Genelde Tacikistan'da kadınlar ikinci eş olma konusunda Umeda kadar kararsız değil. Çünkü toplumsal geleneklere göre kadın belli bir yaştan sonra evlenmeli. Oysa ülkede kadınlar eş bulmakta güçlük çekiyor. Ülkede erkek sayısı 1992-1997 yıllarında yaşanan iç savaştan sonra azaldı. Üstelik pek çok genç Tacikistanlı erkek iş aramak için Rusya'ya gidiyor. Bunun sonucunda yasak olmasına karşın Tacikistan'da çok eşlilik artıyor. Aile içi şiddetle mücadele derneğinin (PDU) kadın hakları savunucularından Gulnara Petrova:

“Çoğunlukla kadınlar aynı evde yaşamıyor. Bazen kocasının bir eşi daha olduğunu bile bilmiyorlar. Mesela köyde yaşayan bir adamın orda eşi ve çocukları oluyor. Sonra adam başkent Duşanbe’ye geliyor ve orada ikinci bir eşi oluyor. Tabi ki kadınlar genelde kıskanıyor ama haberleri olmadığı da oluyor. Bazen de göz yumuyorlar çünkü çok şikayet ederse kocası kendine üçüncü bir eş bulup, onları terk edebilir.”

 

“Kadın erkeğin oyuncağı”

Genellikle evlilikler resmi kayıtlara geçmiyor.

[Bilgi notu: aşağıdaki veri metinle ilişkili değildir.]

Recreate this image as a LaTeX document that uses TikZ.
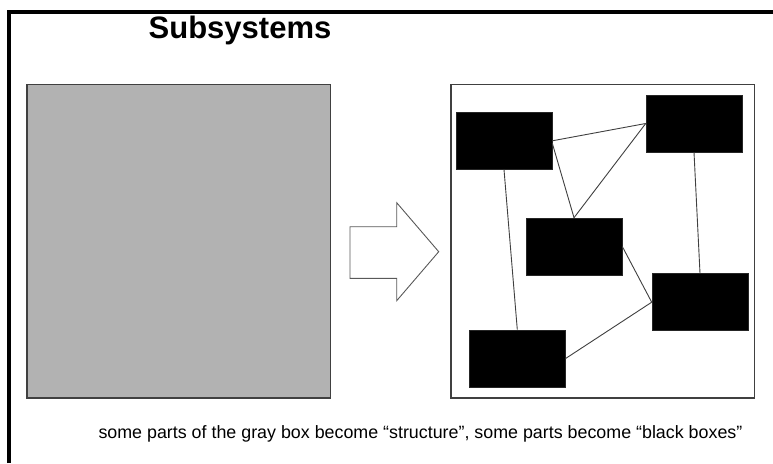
\documentclass[tikz,border=0pt]{standalone}
\usepackage{fontspec}
\setmainfont{Liberation Sans}
\begin{document}
\begin{tikzpicture}[x=1pt,y=-1pt,
  blackbox/.style={rectangle,fill=black,draw=black!85,line width=0.6pt,minimum width=96pt,minimum height=57pt,inner sep=0pt},
  link/.style={draw=black!75,line width=0.9pt},
  frameline/.style={draw=black,line width=3.7pt,line join=miter},
  panel/.style={draw=black!75,line width=1.2pt}]
\useasboundingbox (0,0) rectangle (773,463);
\fill[white] (0,0) rectangle (773,463);
% frame
\draw[frameline] (9.2,463) -- (9.2,12) -- (773,12);
% title
\node[anchor=base,inner sep=0pt,font=\fontsize{31}{36}\selectfont\bfseries] (title) at (240,38) {Subsystems};
% gray box
\node[panel,fill=black!30,minimum width=303.5pt,minimum height=313.5pt,inner sep=0pt] (gray) at (178.75,241.25) {};
% arrow
\draw[draw=black!65,line width=0.9pt,fill=white,line join=miter] (350,226.7) -- (396.7,226.7) -- (396.7,202.7) -- (438.7,251.7) -- (396.7,300.7) -- (396.7,278.3) -- (350,278.3) -- cycle;
% right panel
\node[panel,fill=white,minimum width=303.3pt,minimum height=313.3pt,inner sep=0pt] (panel) at (602.65,241.35) {};
% black boxes
\node[blackbox] (A) at (504,140.8) {};
\node[blackbox] (B) at (694,123.5) {};
\node[blackbox] (C) at (574,246.5) {};
\node[blackbox] (D) at (700,302.2) {};
\node[blackbox] (E) at (517.3,358.5) {};
% connectors
\draw[link] (A.east) -- (B.west);
\draw[link] ([yshift=-2.5pt]A.east) -- (C.north);
\draw[link] (C.north) -- (B.west);
\draw[link] (A.south) -- (E.north);
\draw[link] (B.south) -- (D.north);
\draw[link] (C.east) -- (D.west);
\draw[link] (E.east) -- (D.west);
% caption
\node[anchor=base west,inner sep=0pt,font=\fontsize{17.85}{21}\selectfont] (caption) at (98.3,438.3) {some parts of the gray box become “structure”, some parts become “black boxes”};
\end{tikzpicture}
\end{document}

Resmi değil, geleneksel 'nikah' adı verilen törenle gayriresmi olarak yapılan evliliklerde kadın erkeğin oyuncağı haline geliyor çünkü hiçbir hukuki hakka sahip olmuyorlar. Bu sebeple Tacikistan'ın bazı bölgelerinde kriz merkezleri kuruldu. Ancak yine de hukuki hak aramak güç ve çoğunlukla aileler dahi kadınlara ayrılmamaları için baskı yapıyor. Cinsiyet araştırmaları uzmanı Margarita Khegai:

“Kriz merkezleri genelde pek etkili çalışmıyor. Bizde insanlar yoksul ve bu yaşamlarındaki en büyük sorun. Haklar ikinci sırada geliyor. Yerel sivil organizasyonlar bu yüzden çoğunlukla insan hakları alanında çalışmak istemiyor. Uluslararası organizasyonların projeleri de çoğunlukla kadınların haklarını savunmaları için maddi destek sağlamıyor. Örneğin bir kadın kriz merkezine geliyor, sorununu anlatıyor ve bir psikolog ya da avukat ona haklarını anlatıyor. Ama kadın eve gidip kocasına ‘Benim haklarım bunlar' diyemez ki! Bu imkânsız. Avukat tutabilmesi için ona daha fazla para vermek lazım.”

Margarita Khegai, çokeşlilikteki artışı, bağımsızlık ilanından sonra dine eğilimin artmasına bağlayanlara katılmıyor. Khegai, erkeklerin kadınları haklarından mahrum bırakarak, kendilerine rahat bir yol seçtiklerini söylüyor:

“Bazı Müslüman ülkelerde çok eşliliğe izin verildiğini biliyorum. Ama tam da bu ülkelerde birden fazla eşi olanlara neredeyse hiç rastlamadım. Çünkü ikinci üçüncü eşin geçimini sağlamakla yükümlüler. Bizim ülkemizde bu yükümlülükler olmadığı için çok eşlilik oldukça fazla.”